Like deep space, to which it is often compared, the deep sea is a seemingly endless source of fascination for authors and readers alike. Yet, as Ballard and others constantly point out, we have seen more of the dark side of the moon than we have of the bottom of the ocean, and Neil Armstrong walked on the moon four years before scientists began systematic manned surveys of the deep-sea floor.
We also have had more, and more profound, writings about space than about the oceans. The two disciplines are now courting each other—serious scientists are now proposing that life on earth originated at deep sea vents and that similar life may have evolved on places such as Europa, the ocean moon of Jupiter. The science and the marketplace are ripe for a blockbuster analogous to Carl Sagan's Cosmos—one in which a scientific celebrity dramatizes how the oceans affect us all and are intimately linked to our past and future as a species.
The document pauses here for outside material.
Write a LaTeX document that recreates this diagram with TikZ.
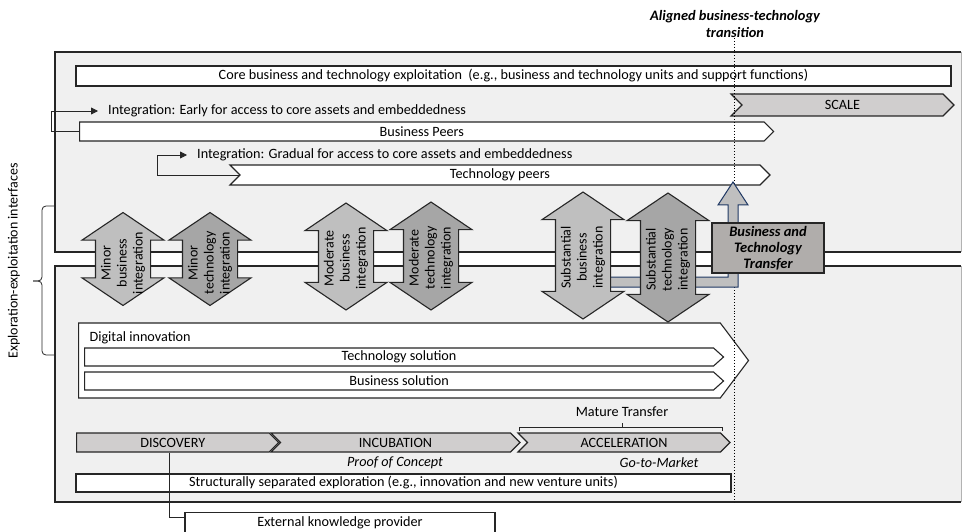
\documentclass[tikz,border=0pt]{standalone}
\usepackage{fontspec}
\setmainfont{Carlito}
\usetikzlibrary{positioning, arrows.meta, shapes.symbols, shapes.arrows}

\definecolor{panelgray}{HTML}{F0F0F0}
\definecolor{stagegray}{HTML}{D0CECE}
\definecolor{busgray}{HTML}{BFBFBF}
\definecolor{techgray}{HTML}{A6A6A6}
\definecolor{transgray}{HTML}{B0ADAB}
\definecolor{linegray}{HTML}{262626}
\definecolor{navyline}{HTML}{1F3864}

\begin{document}
\begin{tikzpicture}[x=1pt, y=-1pt,
    % general styles
    every node/.style={font=\fontsize{14.2}{16}\selectfont},
    plainbox/.style={rectangle, draw=linegray, line width=1.1pt, fill=white, inner sep=0pt},
    chevron/.style={signal, signal to=east, signal from=nowhere, signal pointer angle=90, draw=linegray, line width=1.1pt, fill=white, inner sep=0pt},
    notched/.style={chevron, signal from=west},
    stage/.style={notched, fill=stagegray, minimum height=19pt},
    integ/.style={double arrow, rotate=90, draw=linegray, line width=1.1pt, double arrow tip angle=112, double arrow head extend=13.5pt, text height=27pt, text depth=27pt, inner sep=0pt},
    integtext/.style={rotate=90, align=center, inner sep=0pt, font=\fontsize{14}{16}\selectfont},
    lead/.style={anchor=west, inner xsep=10pt},
    panelline/.style={draw=linegray, line width=1.3pt},
    link/.style={draw=linegray, line width=0.8pt},
    flowarrow/.style={link, -{Triangle[length=7pt, width=7pt]}}
]
\useasboundingbox (0,0) rectangle (962,532);

% ====================
% panels and interface band
% ====================
\fill[panelgray] (55,52) rectangle (961,252);
\fill[panelgray] (55,266) rectangle (961,502);
\draw[panelline] (961,52) -- (55,52) -- (55,252) -- (961,252);
\draw[panelline] (961,266) -- (55,266) -- (55,502) -- (961,502);
\draw[gray!60, line width=0.5pt] (961,52) -- (961,252) (961,266) -- (961,502);

\node[rotate=90, font=\fontsize{14}{16}\selectfont] (iface) at (14,261) {Exploration-exploitation interfaces};
\draw[link, rounded corners=4pt] (55,206) -- (42,206) -- (42,281) -- (33,281);
\draw[link, rounded corners=4pt] (55,355) -- (42,355) -- (42,281) -- (33,281);

% ====================
% exploitation
% ====================
\node[plainbox, minimum width=875pt, minimum height=20pt] (core) at (513.5,76) {Core business and technology exploitation~ (e.g., business and technology units and support functions)};
\node[notched, fill=stagegray, minimum width=223pt, minimum height=22pt] (scale) at (842.5,105) {SCALE};

\node[chevron, anchor=west, minimum width=694pt, minimum height=19pt] (bpeers) at (79,131.5) {Business Peers};
\node[lead] (earlyint) at (98,111) {Integration: Early for access to core assets and embeddedness};
\draw[flowarrow] (bpeers.west) -- ([xshift=-47pt]earlyint.west |- bpeers.west) |- (earlyint.west);

\node[notched, minimum width=540pt, minimum height=20pt] (tpeers) at (500,175) {Technology peers};
\node[lead] (gradint) at (187,155) {Integration: Gradual for access to core assets and embeddedness};
\draw[flowarrow] (tpeers.west) -- ([xshift=-30pt]gradint.west |- tpeers.west) |- (gradint.west);

% ====================
% exploration
% ====================
\node[chevron, anchor=west, signal pointer angle=106, minimum width=670pt, minimum height=75pt] (digital) at (78,360.5) {};
\node[anchor=west] (diglabel) at (86,338) {Digital innovation};
\node[chevron, anchor=west, signal pointer angle=84, minimum width=639pt, minimum height=18pt] (techsol) at (84,357) {Technology solution};
\node[chevron, anchor=west, signal pointer angle=84, minimum width=639pt, minimum height=18pt] (bussol) at (84,381) {Business solution};

\node[stage, anchor=west, signal from=nowhere, minimum width=202pt] (discovery) at (76,442.5) {DISCOVERY};
\node[stage, minimum width=249pt] (incubation) at (395.5,442.5) {INCUBATION};
\node[stage, minimum width=212pt] (acceleration) at (624,442.5) {ACCELERATION};
\node[font=\fontsize{14.2}{16}\selectfont\itshape] (poc) at (395,463) {Proof of Concept};
\node[font=\fontsize{14.2}{16}\selectfont\itshape] (gtm) at (659,463) {Go-to-Market};
\node (mature) at (622,412) {Mature Transfer};
\draw[link] (519,431) -- (519,427) -- (722,427) -- (722,431);
\draw[link] (mature.south |- 0,427) -- ++(0,-4);

\node[plainbox, minimum width=655pt, minimum height=18pt] (separated) at (403.5,483) {Structurally separated exploration (e.g., innovation and new venture units)};
\node[plainbox, anchor=north, minimum width=310pt, text height=11pt, text depth=24pt, inner ysep=3pt] (external) at (340,512) {External knowledge provider};
\draw[link] (discovery.south -| 169,0) |- ([yshift=-5pt]external.north west);

% ====================
% transition line and transfer
% ====================
\node[font=\fontsize{14.4}{17}\selectfont\bfseries\itshape, align=center] (aligned) at (735,24) {Aligned business-technology\\transition};
\draw[dotted, line width=0.9pt] (734,38) -- (734,502);

\draw[draw=navyline, fill=busgray, line width=1pt] (590,277) -- (728,277) -- (728,205) -- (718,205) -- (733,182) -- (748,205) -- (738,205) -- (738,287) -- (590,287) -- cycle;

\node[integ, fill=busgray, minimum height=93pt] (minbus) at (123,259) {};
\node[integ, fill=techgray, minimum height=93pt] (mintech) at (210,259) {};
\node[integ, fill=busgray, minimum height=107pt] (modbus) at (346,256.5) {};
\node[integ, fill=techgray, minimum height=108pt] (modtech) at (431,256) {};
\node[integ, fill=busgray, minimum height=127pt] (subbus) at (583,255.5) {};
\node[integ, fill=techgray, minimum height=129pt] (subtech) at (668,257.5) {};
\node[integtext] (minbustext) at ([yshift=-4pt]minbus) {Minor\\business\\integration};
\node[integtext] (mintechtext) at ([yshift=-4pt]mintech) {Minor\\technology\\integration};
\node[integtext] (modbustext) at ([yshift=-2pt]modbus) {Moderate\\business\\integration};
\node[integtext] (modtechtext) at ([yshift=-2pt]modtech) {Moderate\\technology\\integration};
\node[integtext] (subbustext) at ([yshift=-2pt]subbus) {Substantial\\business\\integration};
\node[integtext] (subtechtext) at ([yshift=-2pt]subtech) {Substantial\\technology\\integration};

\node[rectangle, draw=linegray, line width=1.1pt, fill=transgray, minimum width=112pt, minimum height=50pt, inner sep=0pt, align=center, font=\fontsize{14.5}{16}\selectfont\bfseries\itshape] (transfer) at (768,248) {Business and\\Technology\\Transfer};

\end{tikzpicture}
\end{document}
Robert Ballard, as both a respected scientist and a consummate educator and media figure, in many ways resembles an oceanographic Sagan. He has even fallen from grace among some of his colleagues, as Sagan did, because of his high public profile. Yet the oceanographic Cosmos remains to be written, by Ballard or someone else.
But enough about what this book might have been. It is still thoroughly absorbing and authoritative, imbued with the force of a great personality. For those whose appetite is whetted—and there will probably be many—it serves as an enjoyable popular portal to the literature of deep sea.